As best I can tell from "leaked" accounts that were "redacted" from the Cox Committee Report before being made public, Wen Ho Lee, a computer scientist, was working on something like the Los Alamos Weapon Archiving and Retrieval Project (WARP), which the national labs decided would have to be assembled as a part of a Science-Based Stockpile Stewardship Program after President Clinton unilaterally decided to halt underground testing of nuclear devices. It was prudent to do so, for as the years roll by, weapons designers at the labs would retire, and the institutional memory would leave with them. The project, which you can read about on the Internet, involves a Los Alamos team of computer scientists recovering from the various archives the principal test results of all significant full-scale tests since 1962, including the seven weapon designs cited by the Cox Committee as having been stolen by the PRC, decoding them, and translating them into a common computer language and writing a HELP file to assist future weapon designers and other users of the Archives.

Presumably, at the time you were asked to okay a search warrant, Notra Trulock had almost no idea what he would find -- if anything -- on Wen Ho Lee's Local Area Network (LAN) computer. But now, as has been "leaked", the WARP files or something like them were found on his computer, and he had no legitimate reason to have them there -- although he apparently did have a legitimate reason to access those same files at a more secure location. The presence of those WARP-like files on Wen Ho Lee's LAN computer appear, now, to be the "smoking gun" for the Cox Committee statements that the PRC has stolen the "secrets" of all seven of the major U.S. major nuclear weapons systems.

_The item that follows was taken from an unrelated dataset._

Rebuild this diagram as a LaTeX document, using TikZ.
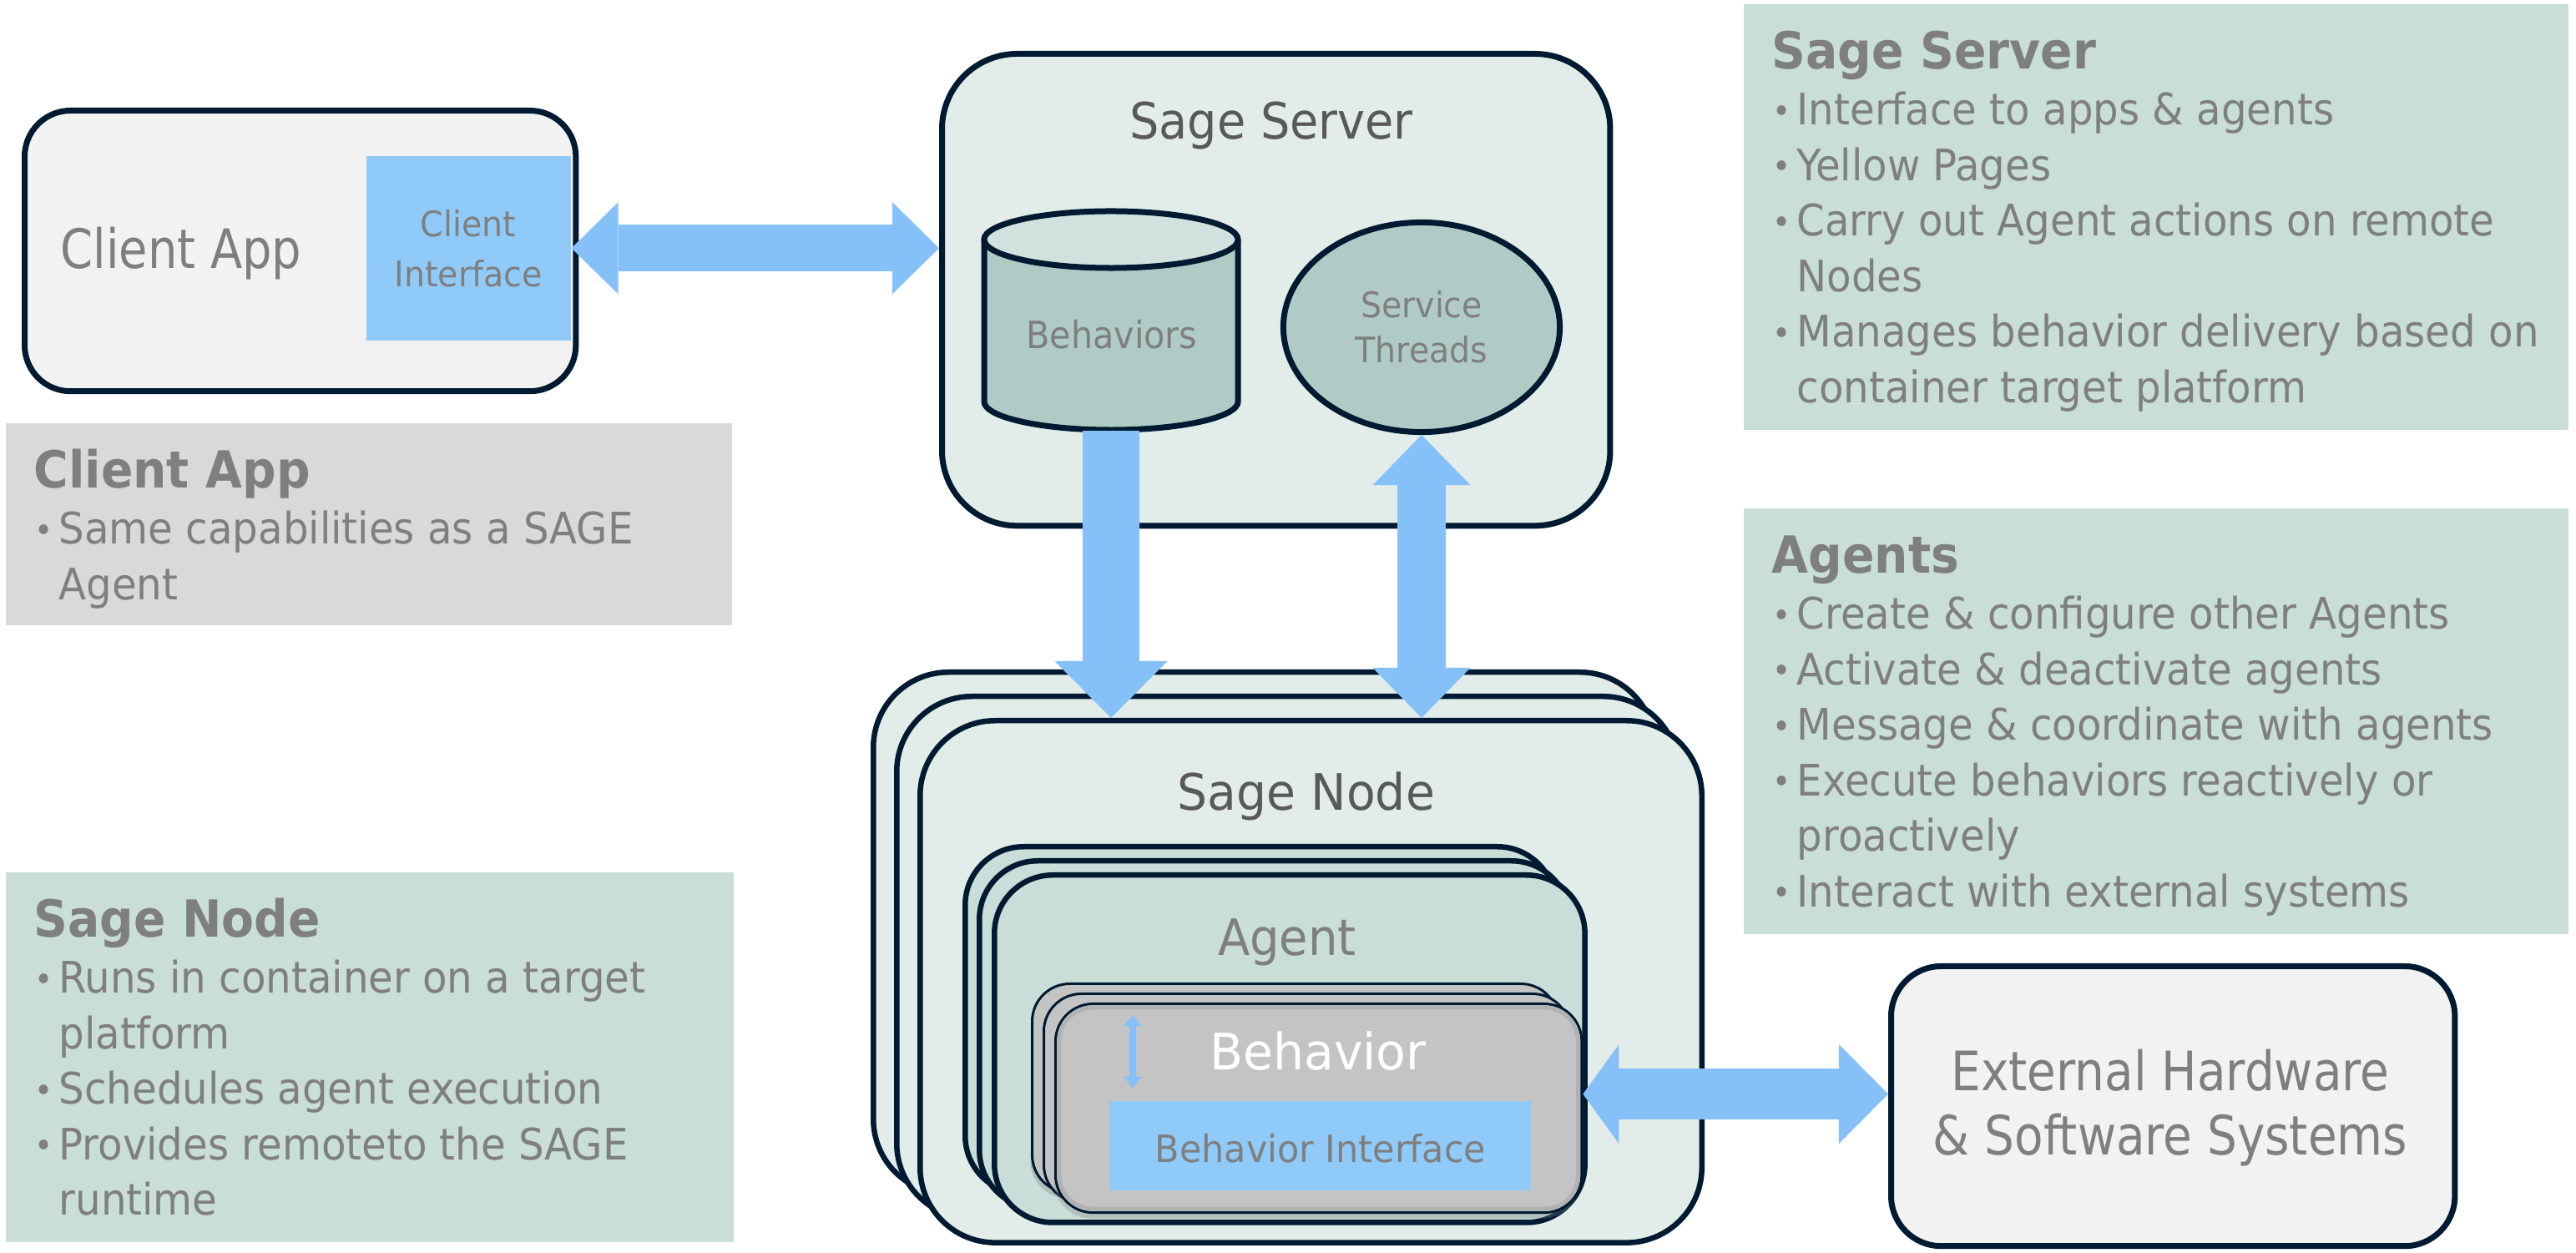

Dozens of Los Alamos scientists obviously are associated with constructing WARP and when fully operational perhaps as many as a thousand scientists at Los Alamos and Lawrence Livermore National Lab will have access to it, which certainly will be on a "secure" LAN. There have been media reports that "legacy files" were found on at least one other Los Alamos scientist's LAN computer, but it was concluded that he had downloaded them "inadvertently." One wonders whether Notra Trulock searched all Los Alamos computers or just the computers of Chinese-Americans.

So, the bottom line, Madam General, is that Notra Trulock didn't know what he was looking for when he came to you for a search warrant, and he is not sure what he found on Wen Ho Lee's computer when he finally did get a search warrant. But whatever it was he found there, he and the Cox Committee now are certain that it was transmitted to Beijing several years ago and in the near future will somehow be incorporated into the designs of PRC MIRVed nuclear warheads.

Senator Torricelli, I suspect, is looking for a handy scapegoat, when in fact he should realize that no scapegoat is needed. Unless something turns up to level what appears to be a mountain built out of a mole hill, my congratulations to you on a proper decision. You do continue to amaze me with your wisdom, strength of character and courage.